WHAT IS REQUIRED :: Copy everything in the listing below word for word, apart from any images.

— START —

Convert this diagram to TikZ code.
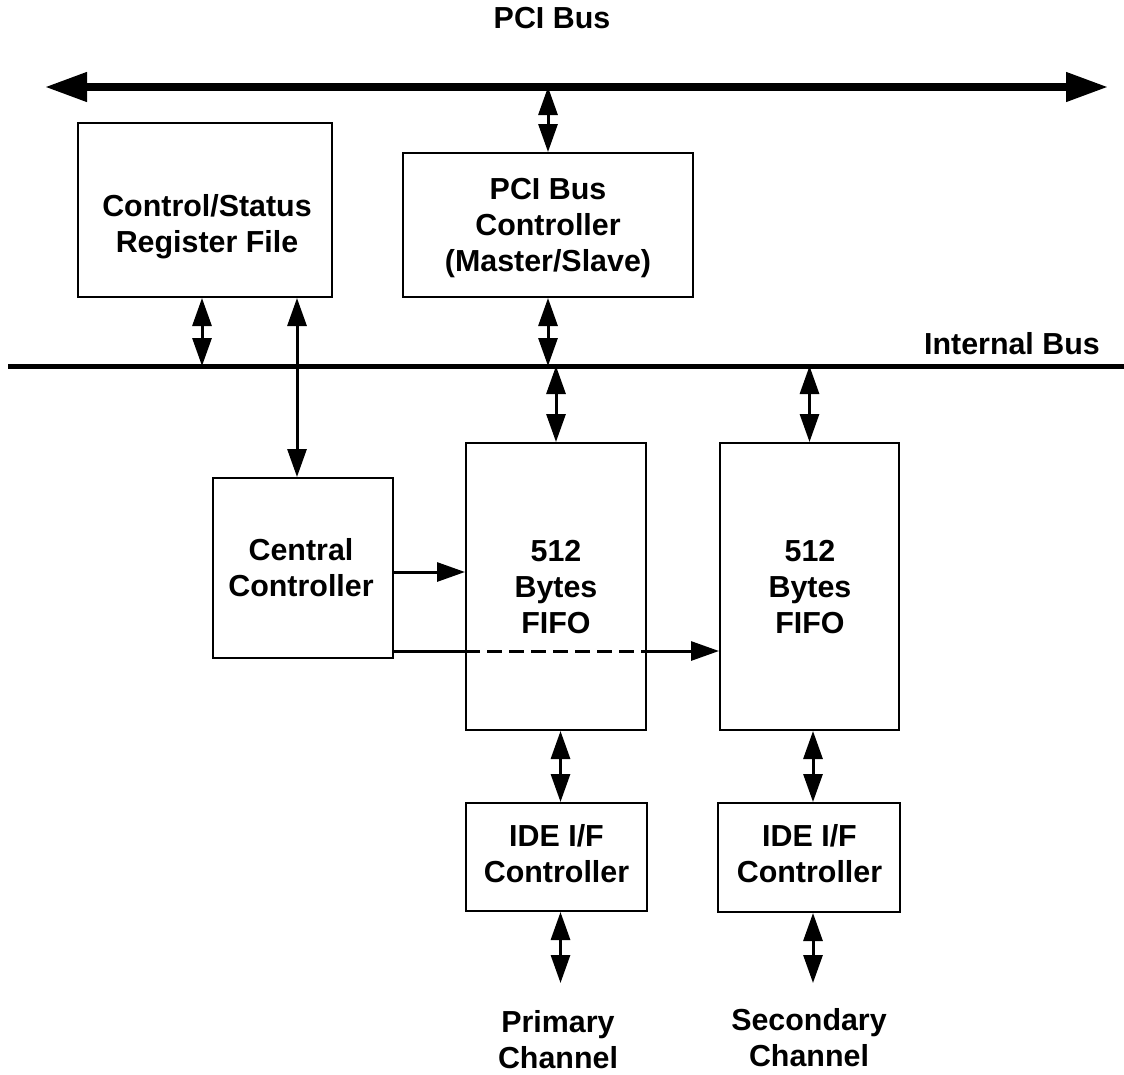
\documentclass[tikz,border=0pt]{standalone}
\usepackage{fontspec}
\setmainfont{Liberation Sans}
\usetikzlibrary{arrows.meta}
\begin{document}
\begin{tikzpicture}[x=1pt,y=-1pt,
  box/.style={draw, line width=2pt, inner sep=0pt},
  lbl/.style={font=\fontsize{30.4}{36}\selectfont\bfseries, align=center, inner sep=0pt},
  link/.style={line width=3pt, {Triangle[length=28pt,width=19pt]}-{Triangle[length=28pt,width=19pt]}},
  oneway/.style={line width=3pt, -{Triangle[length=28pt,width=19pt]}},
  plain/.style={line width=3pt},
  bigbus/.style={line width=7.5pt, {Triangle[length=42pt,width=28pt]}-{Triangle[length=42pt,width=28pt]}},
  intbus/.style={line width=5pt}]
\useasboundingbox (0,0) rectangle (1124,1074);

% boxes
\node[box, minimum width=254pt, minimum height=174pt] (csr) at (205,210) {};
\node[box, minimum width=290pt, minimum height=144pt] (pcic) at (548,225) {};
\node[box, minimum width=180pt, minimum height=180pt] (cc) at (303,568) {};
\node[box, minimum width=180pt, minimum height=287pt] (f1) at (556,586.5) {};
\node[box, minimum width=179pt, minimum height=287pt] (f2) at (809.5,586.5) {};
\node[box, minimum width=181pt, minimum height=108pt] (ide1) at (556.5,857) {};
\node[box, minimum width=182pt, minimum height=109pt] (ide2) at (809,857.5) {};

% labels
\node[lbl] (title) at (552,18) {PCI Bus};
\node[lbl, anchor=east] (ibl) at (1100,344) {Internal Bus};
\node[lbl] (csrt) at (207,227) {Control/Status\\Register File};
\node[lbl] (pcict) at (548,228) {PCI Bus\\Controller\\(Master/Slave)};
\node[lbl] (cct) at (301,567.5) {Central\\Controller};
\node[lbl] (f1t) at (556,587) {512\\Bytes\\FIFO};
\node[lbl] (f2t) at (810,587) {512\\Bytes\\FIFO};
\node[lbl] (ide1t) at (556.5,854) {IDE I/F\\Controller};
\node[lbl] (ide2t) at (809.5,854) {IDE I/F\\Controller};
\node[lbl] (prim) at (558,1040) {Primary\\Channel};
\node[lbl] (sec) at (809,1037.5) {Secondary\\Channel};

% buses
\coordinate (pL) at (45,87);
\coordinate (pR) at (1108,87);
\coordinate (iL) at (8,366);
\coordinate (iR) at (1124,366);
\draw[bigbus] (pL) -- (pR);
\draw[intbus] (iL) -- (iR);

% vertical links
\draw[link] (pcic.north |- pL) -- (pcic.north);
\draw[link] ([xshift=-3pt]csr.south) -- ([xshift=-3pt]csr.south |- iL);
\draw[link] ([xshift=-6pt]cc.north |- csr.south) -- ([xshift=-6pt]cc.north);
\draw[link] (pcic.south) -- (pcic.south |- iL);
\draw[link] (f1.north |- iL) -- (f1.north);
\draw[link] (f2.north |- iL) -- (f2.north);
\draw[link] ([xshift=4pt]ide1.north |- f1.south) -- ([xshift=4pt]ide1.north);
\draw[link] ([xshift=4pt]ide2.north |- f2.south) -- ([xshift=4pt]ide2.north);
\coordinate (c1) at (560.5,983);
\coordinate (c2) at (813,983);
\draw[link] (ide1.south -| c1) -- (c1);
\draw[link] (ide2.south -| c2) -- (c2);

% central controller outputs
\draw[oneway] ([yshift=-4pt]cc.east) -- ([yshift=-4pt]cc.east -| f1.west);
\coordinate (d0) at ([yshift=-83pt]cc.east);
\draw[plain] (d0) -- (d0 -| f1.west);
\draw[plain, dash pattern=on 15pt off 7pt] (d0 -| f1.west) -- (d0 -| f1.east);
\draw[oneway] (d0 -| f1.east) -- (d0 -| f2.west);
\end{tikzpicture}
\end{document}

— END —

RESPONSE ::
Convert this diagram to TikZ code.
\documentclass[tikz,border=0pt]{standalone}
\usepackage{fontspec}
\setmainfont{Liberation Sans}
\usetikzlibrary{arrows.meta}
\begin{document}
\begin{tikzpicture}[x=1pt,y=-1pt,
  box/.style={draw, line width=2pt, inner sep=0pt},
  lbl/.style={font=\fontsize{30.4}{36}\selectfont\bfseries, align=center, inner sep=0pt},
  link/.style={line width=3pt, {Triangle[length=28pt,width=19pt]}-{Triangle[length=28pt,width=19pt]}},
  oneway/.style={line width=3pt, -{Triangle[length=28pt,width=19pt]}},
  plain/.style={line width=3pt},
  bigbus/.style={line width=7.5pt, {Triangle[length=42pt,width=28pt]}-{Triangle[length=42pt,width=28pt]}},
  intbus/.style={line width=5pt}]
\useasboundingbox (0,0) rectangle (1124,1074);

% boxes
\node[box, minimum width=254pt, minimum height=174pt] (csr) at (205,210) {};
\node[box, minimum width=290pt, minimum height=144pt] (pcic) at (548,225) {};
\node[box, minimum width=180pt, minimum height=180pt] (cc) at (303,568) {};
\node[box, minimum width=180pt, minimum height=287pt] (f1) at (556,586.5) {};
\node[box, minimum width=179pt, minimum height=287pt] (f2) at (809.5,586.5) {};
\node[box, minimum width=181pt, minimum height=108pt] (ide1) at (556.5,857) {};
\node[box, minimum width=182pt, minimum height=109pt] (ide2) at (809,857.5) {};

% labels
\node[lbl] (title) at (552,18) {PCI Bus};
\node[lbl, anchor=east] (ibl) at (1100,344) {Internal Bus};
\node[lbl] (csrt) at (207,227) {Control/Status\\Register File};
\node[lbl] (pcict) at (548,228) {PCI Bus\\Controller\\(Master/Slave)};
\node[lbl] (cct) at (301,567.5) {Central\\Controller};
\node[lbl] (f1t) at (556,587) {512\\Bytes\\FIFO};
\node[lbl] (f2t) at (810,587) {512\\Bytes\\FIFO};
\node[lbl] (ide1t) at (556.5,854) {IDE I/F\\Controller};
\node[lbl] (ide2t) at (809.5,854) {IDE I/F\\Controller};
\node[lbl] (prim) at (558,1040) {Primary\\Channel};
\node[lbl] (sec) at (809,1037.5) {Secondary\\Channel};

% buses
\coordinate (pL) at (45,87);
\coordinate (pR) at (1108,87);
\coordinate (iL) at (8,366);
\coordinate (iR) at (1124,366);
\draw[bigbus] (pL) -- (pR);
\draw[intbus] (iL) -- (iR);

% vertical links
\draw[link] (pcic.north |- pL) -- (pcic.north);
\draw[link] ([xshift=-3pt]csr.south) -- ([xshift=-3pt]csr.south |- iL);
\draw[link] ([xshift=-6pt]cc.north |- csr.south) -- ([xshift=-6pt]cc.north);
\draw[link] (pcic.south) -- (pcic.south |- iL);
\draw[link] (f1.north |- iL) -- (f1.north);
\draw[link] (f2.north |- iL) -- (f2.north);
\draw[link] ([xshift=4pt]ide1.north |- f1.south) -- ([xshift=4pt]ide1.north);
\draw[link] ([xshift=4pt]ide2.north |- f2.south) -- ([xshift=4pt]ide2.north);
\coordinate (c1) at (560.5,983);
\coordinate (c2) at (813,983);
\draw[link] (ide1.south -| c1) -- (c1);
\draw[link] (ide2.south -| c2) -- (c2);

% central controller outputs
\draw[oneway] ([yshift=-4pt]cc.east) -- ([yshift=-4pt]cc.east -| f1.west);
\coordinate (d0) at ([yshift=-83pt]cc.east);
\draw[plain] (d0) -- (d0 -| f1.west);
\draw[plain, dash pattern=on 15pt off 7pt] (d0 -| f1.west) -- (d0 -| f1.east);
\draw[oneway] (d0 -| f1.east) -- (d0 -| f2.west);
\end{tikzpicture}
\end{document}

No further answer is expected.